WHAT YOU NEED TO DO: All of the lines below are to be printed again exactly; images are excluded from the output.

RECORDS PROVIDED:
* * *

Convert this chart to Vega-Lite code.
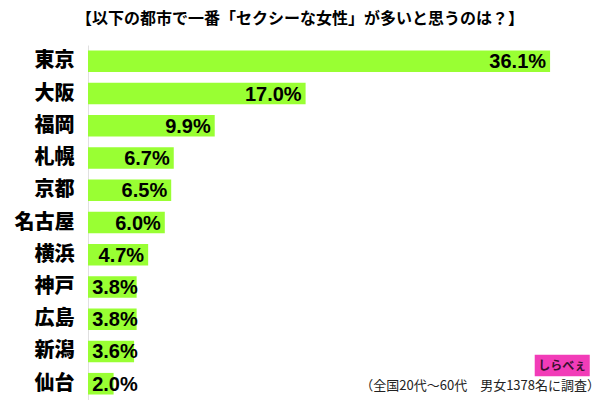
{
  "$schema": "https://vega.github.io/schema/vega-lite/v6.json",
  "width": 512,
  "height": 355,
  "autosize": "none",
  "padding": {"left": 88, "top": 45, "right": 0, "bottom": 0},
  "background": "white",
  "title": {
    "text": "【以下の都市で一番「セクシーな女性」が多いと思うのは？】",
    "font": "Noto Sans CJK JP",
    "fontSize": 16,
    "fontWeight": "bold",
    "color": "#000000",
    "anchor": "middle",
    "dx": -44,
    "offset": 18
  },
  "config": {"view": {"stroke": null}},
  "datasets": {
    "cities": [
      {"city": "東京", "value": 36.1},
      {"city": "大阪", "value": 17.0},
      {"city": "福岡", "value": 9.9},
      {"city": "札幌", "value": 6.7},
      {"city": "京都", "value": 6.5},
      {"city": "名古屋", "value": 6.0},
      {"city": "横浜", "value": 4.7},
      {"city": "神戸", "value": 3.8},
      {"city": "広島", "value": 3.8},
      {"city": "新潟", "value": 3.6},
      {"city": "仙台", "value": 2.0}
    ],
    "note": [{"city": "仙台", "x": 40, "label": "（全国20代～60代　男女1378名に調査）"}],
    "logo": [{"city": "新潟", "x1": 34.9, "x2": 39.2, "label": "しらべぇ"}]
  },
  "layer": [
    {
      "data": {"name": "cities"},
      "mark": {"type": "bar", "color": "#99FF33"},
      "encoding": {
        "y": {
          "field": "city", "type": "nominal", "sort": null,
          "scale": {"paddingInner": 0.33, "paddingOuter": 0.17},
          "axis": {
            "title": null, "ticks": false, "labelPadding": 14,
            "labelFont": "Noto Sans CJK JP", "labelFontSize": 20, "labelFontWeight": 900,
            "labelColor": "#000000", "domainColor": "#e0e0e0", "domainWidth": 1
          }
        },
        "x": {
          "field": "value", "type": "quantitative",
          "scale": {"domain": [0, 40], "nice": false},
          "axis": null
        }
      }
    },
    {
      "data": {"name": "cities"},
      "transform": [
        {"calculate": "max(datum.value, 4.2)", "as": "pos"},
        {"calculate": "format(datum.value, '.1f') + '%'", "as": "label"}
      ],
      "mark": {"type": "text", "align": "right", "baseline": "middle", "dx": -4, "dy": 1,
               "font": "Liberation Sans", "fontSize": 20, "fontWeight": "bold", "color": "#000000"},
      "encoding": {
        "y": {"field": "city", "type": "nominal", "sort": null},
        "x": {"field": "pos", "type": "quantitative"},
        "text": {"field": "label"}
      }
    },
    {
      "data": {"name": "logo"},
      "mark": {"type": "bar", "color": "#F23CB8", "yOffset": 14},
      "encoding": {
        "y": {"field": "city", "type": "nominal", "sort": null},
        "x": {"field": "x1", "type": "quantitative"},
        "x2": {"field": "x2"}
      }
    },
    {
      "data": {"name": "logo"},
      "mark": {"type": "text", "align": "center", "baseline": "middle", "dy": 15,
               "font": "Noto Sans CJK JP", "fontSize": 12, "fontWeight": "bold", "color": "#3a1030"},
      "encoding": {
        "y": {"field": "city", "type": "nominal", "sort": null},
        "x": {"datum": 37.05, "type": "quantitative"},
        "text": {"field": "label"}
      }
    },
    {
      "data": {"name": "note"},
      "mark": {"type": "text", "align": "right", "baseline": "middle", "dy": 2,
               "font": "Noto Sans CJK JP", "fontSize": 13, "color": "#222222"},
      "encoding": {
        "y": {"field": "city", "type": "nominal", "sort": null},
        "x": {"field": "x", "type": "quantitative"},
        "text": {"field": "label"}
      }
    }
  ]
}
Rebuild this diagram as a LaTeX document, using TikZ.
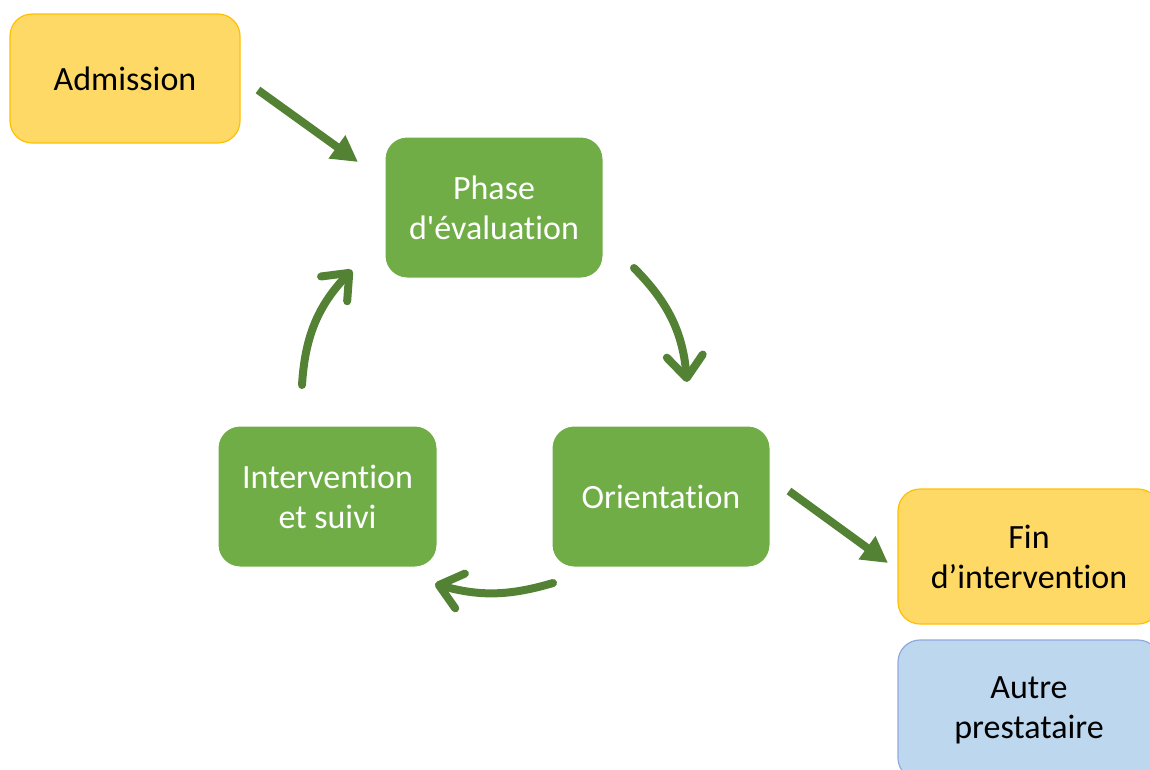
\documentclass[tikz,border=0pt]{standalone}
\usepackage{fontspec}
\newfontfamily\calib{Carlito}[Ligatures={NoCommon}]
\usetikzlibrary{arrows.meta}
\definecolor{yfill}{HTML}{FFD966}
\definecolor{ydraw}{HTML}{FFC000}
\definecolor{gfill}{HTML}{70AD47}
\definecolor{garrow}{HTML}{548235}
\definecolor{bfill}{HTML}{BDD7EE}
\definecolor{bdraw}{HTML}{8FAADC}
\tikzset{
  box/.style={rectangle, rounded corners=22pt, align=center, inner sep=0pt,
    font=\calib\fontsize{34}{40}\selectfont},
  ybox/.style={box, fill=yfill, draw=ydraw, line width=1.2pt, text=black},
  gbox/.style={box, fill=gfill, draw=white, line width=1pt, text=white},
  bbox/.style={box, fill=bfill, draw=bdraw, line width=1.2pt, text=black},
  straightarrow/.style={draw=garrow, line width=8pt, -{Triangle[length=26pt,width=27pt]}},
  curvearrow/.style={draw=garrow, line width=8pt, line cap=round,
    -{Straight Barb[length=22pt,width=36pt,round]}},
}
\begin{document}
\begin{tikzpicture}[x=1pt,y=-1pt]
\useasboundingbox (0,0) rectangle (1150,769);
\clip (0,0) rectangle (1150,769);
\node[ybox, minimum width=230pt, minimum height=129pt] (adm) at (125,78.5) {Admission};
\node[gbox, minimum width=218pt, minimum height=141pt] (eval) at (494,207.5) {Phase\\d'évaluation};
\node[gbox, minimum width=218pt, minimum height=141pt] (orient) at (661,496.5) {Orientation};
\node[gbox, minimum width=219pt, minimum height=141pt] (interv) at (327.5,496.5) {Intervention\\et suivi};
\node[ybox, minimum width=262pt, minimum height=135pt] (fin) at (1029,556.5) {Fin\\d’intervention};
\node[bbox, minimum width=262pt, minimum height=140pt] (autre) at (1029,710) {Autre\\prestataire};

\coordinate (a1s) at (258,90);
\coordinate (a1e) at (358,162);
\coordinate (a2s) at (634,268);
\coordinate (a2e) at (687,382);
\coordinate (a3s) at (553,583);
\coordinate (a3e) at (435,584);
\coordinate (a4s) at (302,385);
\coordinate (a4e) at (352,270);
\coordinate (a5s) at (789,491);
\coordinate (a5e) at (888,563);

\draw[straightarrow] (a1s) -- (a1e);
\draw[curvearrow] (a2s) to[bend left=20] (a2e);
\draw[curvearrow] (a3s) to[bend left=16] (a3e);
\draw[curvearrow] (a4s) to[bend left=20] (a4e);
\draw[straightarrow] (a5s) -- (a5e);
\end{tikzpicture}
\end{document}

* * *

ANSWER TO THE PROBLEM:
Convert this chart to Vega-Lite code.
{
  "$schema": "https://vega.github.io/schema/vega-lite/v6.json",
  "width": 512,
  "height": 355,
  "autosize": "none",
  "padding": {"left": 88, "top": 45, "right": 0, "bottom": 0},
  "background": "white",
  "title": {
    "text": "【以下の都市で一番「セクシーな女性」が多いと思うのは？】",
    "font": "Noto Sans CJK JP",
    "fontSize": 16,
    "fontWeight": "bold",
    "color": "#000000",
    "anchor": "middle",
    "dx": -44,
    "offset": 18
  },
  "config": {"view": {"stroke": null}},
  "datasets": {
    "cities": [
      {"city": "東京", "value": 36.1},
      {"city": "大阪", "value": 17.0},
      {"city": "福岡", "value": 9.9},
      {"city": "札幌", "value": 6.7},
      {"city": "京都", "value": 6.5},
      {"city": "名古屋", "value": 6.0},
      {"city": "横浜", "value": 4.7},
      {"city": "神戸", "value": 3.8},
      {"city": "広島", "value": 3.8},
      {"city": "新潟", "value": 3.6},
      {"city": "仙台", "value": 2.0}
    ],
    "note": [{"city": "仙台", "x": 40, "label": "（全国20代～60代　男女1378名に調査）"}],
    "logo": [{"city": "新潟", "x1": 34.9, "x2": 39.2, "label": "しらべぇ"}]
  },
  "layer": [
    {
      "data": {"name": "cities"},
      "mark": {"type": "bar", "color": "#99FF33"},
      "encoding": {
        "y": {
          "field": "city", "type": "nominal", "sort": null,
          "scale": {"paddingInner": 0.33, "paddingOuter": 0.17},
          "axis": {
            "title": null, "ticks": false, "labelPadding": 14,
            "labelFont": "Noto Sans CJK JP", "labelFontSize": 20, "labelFontWeight": 900,
            "labelColor": "#000000", "domainColor": "#e0e0e0", "domainWidth": 1
          }
        },
        "x": {
          "field": "value", "type": "quantitative",
          "scale": {"domain": [0, 40], "nice": false},
          "axis": null
        }
      }
    },
    {
      "data": {"name": "cities"},
      "transform": [
        {"calculate": "max(datum.value, 4.2)", "as": "pos"},
        {"calculate": "format(datum.value, '.1f') + '%'", "as": "label"}
      ],
      "mark": {"type": "text", "align": "right", "baseline": "middle", "dx": -4, "dy": 1,
               "font": "Liberation Sans", "fontSize": 20, "fontWeight": "bold", "color": "#000000"},
      "encoding": {
        "y": {"field": "city", "type": "nominal", "sort": null},
        "x": {"field": "pos", "type": "quantitative"},
        "text": {"field": "label"}
      }
    },
    {
      "data": {"name": "logo"},
      "mark": {"type": "bar", "color": "#F23CB8", "yOffset": 14},
      "encoding": {
        "y": {"field": "city", "type": "nominal", "sort": null},
        "x": {"field": "x1", "type": "quantitative"},
        "x2": {"field": "x2"}
      }
    },
    {
      "data": {"name": "logo"},
      "mark": {"type": "text", "align": "center", "baseline": "middle", "dy": 15,
               "font": "Noto Sans CJK JP", "fontSize": 12, "fontWeight": "bold", "color": "#3a1030"},
      "encoding": {
        "y": {"field": "city", "type": "nominal", "sort": null},
        "x": {"datum": 37.05, "type": "quantitative"},
        "text": {"field": "label"}
      }
    },
    {
      "data": {"name": "note"},
      "mark": {"type": "text", "align": "right", "baseline": "middle", "dy": 2,
               "font": "Noto Sans CJK JP", "fontSize": 13, "color": "#222222"},
      "encoding": {
        "y": {"field": "city", "type": "nominal", "sort": null},
        "x": {"field": "x", "type": "quantitative"},
        "text": {"field": "label"}
      }
    }
  ]
}
Rebuild this diagram as a LaTeX document, using TikZ.
\documentclass[tikz,border=0pt]{standalone}
\usepackage{fontspec}
\newfontfamily\calib{Carlito}[Ligatures={NoCommon}]
\usetikzlibrary{arrows.meta}
\definecolor{yfill}{HTML}{FFD966}
\definecolor{ydraw}{HTML}{FFC000}
\definecolor{gfill}{HTML}{70AD47}
\definecolor{garrow}{HTML}{548235}
\definecolor{bfill}{HTML}{BDD7EE}
\definecolor{bdraw}{HTML}{8FAADC}
\tikzset{
  box/.style={rectangle, rounded corners=22pt, align=center, inner sep=0pt,
    font=\calib\fontsize{34}{40}\selectfont},
  ybox/.style={box, fill=yfill, draw=ydraw, line width=1.2pt, text=black},
  gbox/.style={box, fill=gfill, draw=white, line width=1pt, text=white},
  bbox/.style={box, fill=bfill, draw=bdraw, line width=1.2pt, text=black},
  straightarrow/.style={draw=garrow, line width=8pt, -{Triangle[length=26pt,width=27pt]}},
  curvearrow/.style={draw=garrow, line width=8pt, line cap=round,
    -{Straight Barb[length=22pt,width=36pt,round]}},
}
\begin{document}
\begin{tikzpicture}[x=1pt,y=-1pt]
\useasboundingbox (0,0) rectangle (1150,769);
\clip (0,0) rectangle (1150,769);
\node[ybox, minimum width=230pt, minimum height=129pt] (adm) at (125,78.5) {Admission};
\node[gbox, minimum width=218pt, minimum height=141pt] (eval) at (494,207.5) {Phase\\d'évaluation};
\node[gbox, minimum width=218pt, minimum height=141pt] (orient) at (661,496.5) {Orientation};
\node[gbox, minimum width=219pt, minimum height=141pt] (interv) at (327.5,496.5) {Intervention\\et suivi};
\node[ybox, minimum width=262pt, minimum height=135pt] (fin) at (1029,556.5) {Fin\\d’intervention};
\node[bbox, minimum width=262pt, minimum height=140pt] (autre) at (1029,710) {Autre\\prestataire};

\coordinate (a1s) at (258,90);
\coordinate (a1e) at (358,162);
\coordinate (a2s) at (634,268);
\coordinate (a2e) at (687,382);
\coordinate (a3s) at (553,583);
\coordinate (a3e) at (435,584);
\coordinate (a4s) at (302,385);
\coordinate (a4e) at (352,270);
\coordinate (a5s) at (789,491);
\coordinate (a5e) at (888,563);

\draw[straightarrow] (a1s) -- (a1e);
\draw[curvearrow] (a2s) to[bend left=20] (a2e);
\draw[curvearrow] (a3s) to[bend left=16] (a3e);
\draw[curvearrow] (a4s) to[bend left=20] (a4e);
\draw[straightarrow] (a5s) -- (a5e);
\end{tikzpicture}
\end{document}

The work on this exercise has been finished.